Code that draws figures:

____

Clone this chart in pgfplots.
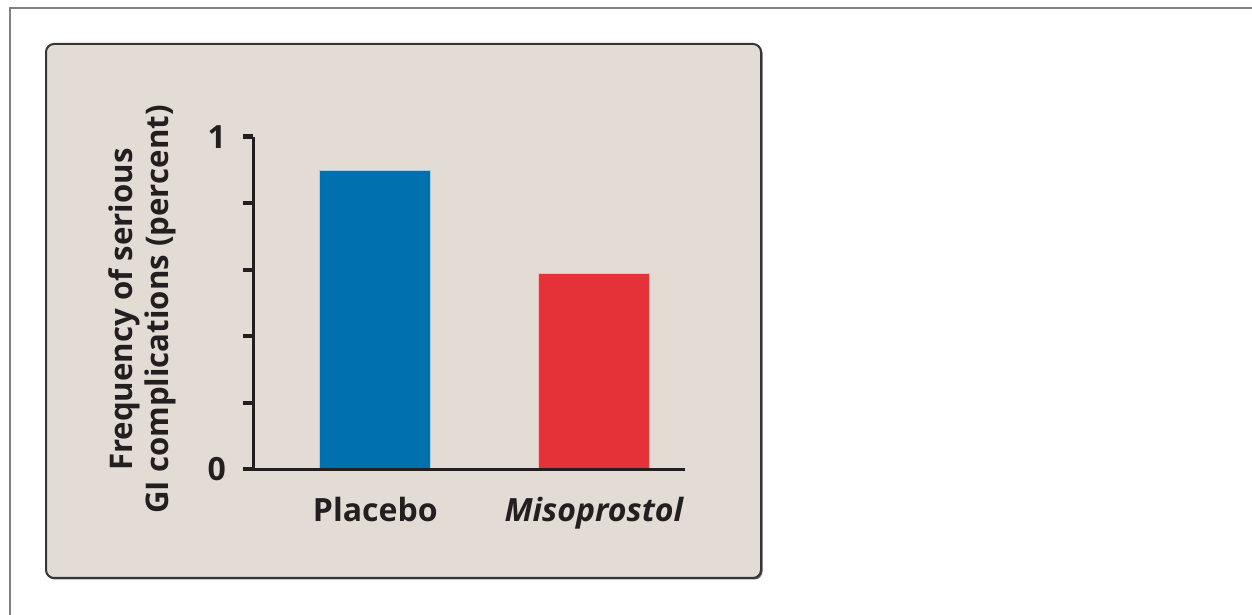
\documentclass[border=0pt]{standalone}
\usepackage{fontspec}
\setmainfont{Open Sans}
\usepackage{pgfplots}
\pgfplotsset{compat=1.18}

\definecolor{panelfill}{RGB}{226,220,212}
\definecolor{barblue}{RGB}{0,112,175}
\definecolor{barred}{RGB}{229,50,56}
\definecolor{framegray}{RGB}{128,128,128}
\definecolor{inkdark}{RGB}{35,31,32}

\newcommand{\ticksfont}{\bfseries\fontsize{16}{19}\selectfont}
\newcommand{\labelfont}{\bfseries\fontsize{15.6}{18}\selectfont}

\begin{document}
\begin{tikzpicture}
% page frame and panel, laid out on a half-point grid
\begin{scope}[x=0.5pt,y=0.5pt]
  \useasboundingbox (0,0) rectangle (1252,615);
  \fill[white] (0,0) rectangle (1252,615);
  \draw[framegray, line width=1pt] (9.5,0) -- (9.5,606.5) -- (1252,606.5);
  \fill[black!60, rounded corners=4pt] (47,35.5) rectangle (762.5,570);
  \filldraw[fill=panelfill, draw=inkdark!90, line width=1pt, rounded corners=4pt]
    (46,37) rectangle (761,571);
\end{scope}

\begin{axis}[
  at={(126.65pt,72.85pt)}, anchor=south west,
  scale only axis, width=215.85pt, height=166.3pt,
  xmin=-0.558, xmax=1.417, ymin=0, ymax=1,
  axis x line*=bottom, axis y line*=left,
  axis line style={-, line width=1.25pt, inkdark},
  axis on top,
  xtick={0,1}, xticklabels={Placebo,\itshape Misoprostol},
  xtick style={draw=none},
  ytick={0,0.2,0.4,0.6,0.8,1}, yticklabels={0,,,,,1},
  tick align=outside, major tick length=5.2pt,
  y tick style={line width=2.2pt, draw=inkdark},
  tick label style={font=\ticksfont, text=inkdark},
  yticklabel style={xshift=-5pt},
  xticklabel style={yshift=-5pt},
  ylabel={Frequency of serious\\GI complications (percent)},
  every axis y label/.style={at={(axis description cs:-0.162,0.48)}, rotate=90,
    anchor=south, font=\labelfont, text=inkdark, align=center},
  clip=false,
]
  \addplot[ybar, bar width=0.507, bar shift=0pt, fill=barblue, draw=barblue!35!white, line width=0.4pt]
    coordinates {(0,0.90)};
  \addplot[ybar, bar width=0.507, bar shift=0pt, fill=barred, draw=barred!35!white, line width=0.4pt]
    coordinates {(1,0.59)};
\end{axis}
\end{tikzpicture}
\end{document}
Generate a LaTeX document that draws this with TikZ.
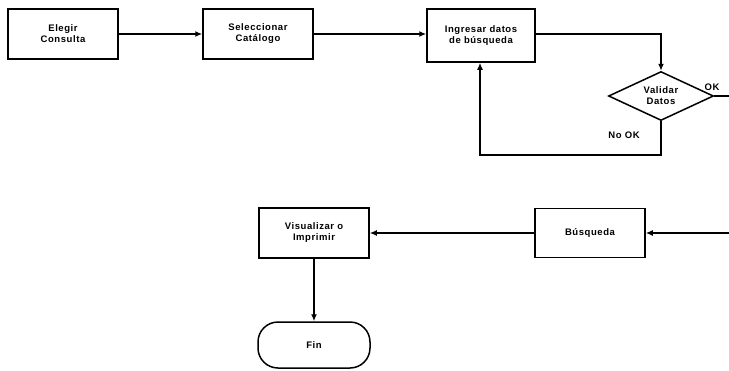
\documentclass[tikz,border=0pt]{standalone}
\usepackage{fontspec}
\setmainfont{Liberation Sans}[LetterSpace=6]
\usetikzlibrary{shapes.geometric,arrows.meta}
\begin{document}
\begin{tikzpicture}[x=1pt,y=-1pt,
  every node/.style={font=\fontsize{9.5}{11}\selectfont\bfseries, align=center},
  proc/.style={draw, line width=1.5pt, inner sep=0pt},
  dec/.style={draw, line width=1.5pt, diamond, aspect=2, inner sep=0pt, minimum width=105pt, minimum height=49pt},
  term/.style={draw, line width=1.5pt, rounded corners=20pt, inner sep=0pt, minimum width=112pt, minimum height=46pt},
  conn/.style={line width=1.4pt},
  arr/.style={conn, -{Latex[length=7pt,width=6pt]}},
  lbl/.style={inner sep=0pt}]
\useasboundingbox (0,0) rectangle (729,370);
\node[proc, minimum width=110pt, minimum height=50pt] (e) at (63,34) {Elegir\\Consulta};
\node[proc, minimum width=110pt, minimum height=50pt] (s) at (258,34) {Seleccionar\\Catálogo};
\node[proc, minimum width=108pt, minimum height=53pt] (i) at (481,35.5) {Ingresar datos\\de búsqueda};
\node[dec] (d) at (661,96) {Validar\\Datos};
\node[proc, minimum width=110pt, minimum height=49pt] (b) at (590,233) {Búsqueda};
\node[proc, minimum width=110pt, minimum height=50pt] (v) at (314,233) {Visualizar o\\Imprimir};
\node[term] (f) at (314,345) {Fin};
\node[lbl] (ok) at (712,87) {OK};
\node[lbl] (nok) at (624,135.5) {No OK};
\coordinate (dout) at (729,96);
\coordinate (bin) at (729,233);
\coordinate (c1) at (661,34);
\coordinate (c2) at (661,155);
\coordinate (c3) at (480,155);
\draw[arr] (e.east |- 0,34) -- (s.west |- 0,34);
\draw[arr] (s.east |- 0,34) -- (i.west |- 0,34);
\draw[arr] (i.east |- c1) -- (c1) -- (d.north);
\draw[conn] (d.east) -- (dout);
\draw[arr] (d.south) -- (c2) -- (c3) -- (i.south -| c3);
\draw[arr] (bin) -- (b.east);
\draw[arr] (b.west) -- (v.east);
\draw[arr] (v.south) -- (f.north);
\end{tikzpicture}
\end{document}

____

Job: Output nothing but the lines from the line with "Generate a LaTeX" through the last line of the material above, please, word for word and without the pictures.

The reply:
Generate a LaTeX document that draws this with TikZ.
\documentclass[tikz,border=0pt]{standalone}
\usepackage{fontspec}
\setmainfont{Liberation Sans}[LetterSpace=6]
\usetikzlibrary{shapes.geometric,arrows.meta}
\begin{document}
\begin{tikzpicture}[x=1pt,y=-1pt,
  every node/.style={font=\fontsize{9.5}{11}\selectfont\bfseries, align=center},
  proc/.style={draw, line width=1.5pt, inner sep=0pt},
  dec/.style={draw, line width=1.5pt, diamond, aspect=2, inner sep=0pt, minimum width=105pt, minimum height=49pt},
  term/.style={draw, line width=1.5pt, rounded corners=20pt, inner sep=0pt, minimum width=112pt, minimum height=46pt},
  conn/.style={line width=1.4pt},
  arr/.style={conn, -{Latex[length=7pt,width=6pt]}},
  lbl/.style={inner sep=0pt}]
\useasboundingbox (0,0) rectangle (729,370);
\node[proc, minimum width=110pt, minimum height=50pt] (e) at (63,34) {Elegir\\Consulta};
\node[proc, minimum width=110pt, minimum height=50pt] (s) at (258,34) {Seleccionar\\Catálogo};
\node[proc, minimum width=108pt, minimum height=53pt] (i) at (481,35.5) {Ingresar datos\\de búsqueda};
\node[dec] (d) at (661,96) {Validar\\Datos};
\node[proc, minimum width=110pt, minimum height=49pt] (b) at (590,233) {Búsqueda};
\node[proc, minimum width=110pt, minimum height=50pt] (v) at (314,233) {Visualizar o\\Imprimir};
\node[term] (f) at (314,345) {Fin};
\node[lbl] (ok) at (712,87) {OK};
\node[lbl] (nok) at (624,135.5) {No OK};
\coordinate (dout) at (729,96);
\coordinate (bin) at (729,233);
\coordinate (c1) at (661,34);
\coordinate (c2) at (661,155);
\coordinate (c3) at (480,155);
\draw[arr] (e.east |- 0,34) -- (s.west |- 0,34);
\draw[arr] (s.east |- 0,34) -- (i.west |- 0,34);
\draw[arr] (i.east |- c1) -- (c1) -- (d.north);
\draw[conn] (d.east) -- (dout);
\draw[arr] (d.south) -- (c2) -- (c3) -- (i.south -| c3);
\draw[arr] (bin) -- (b.east);
\draw[arr] (b.west) -- (v.east);
\draw[arr] (v.south) -- (f.north);
\end{tikzpicture}
\end{document}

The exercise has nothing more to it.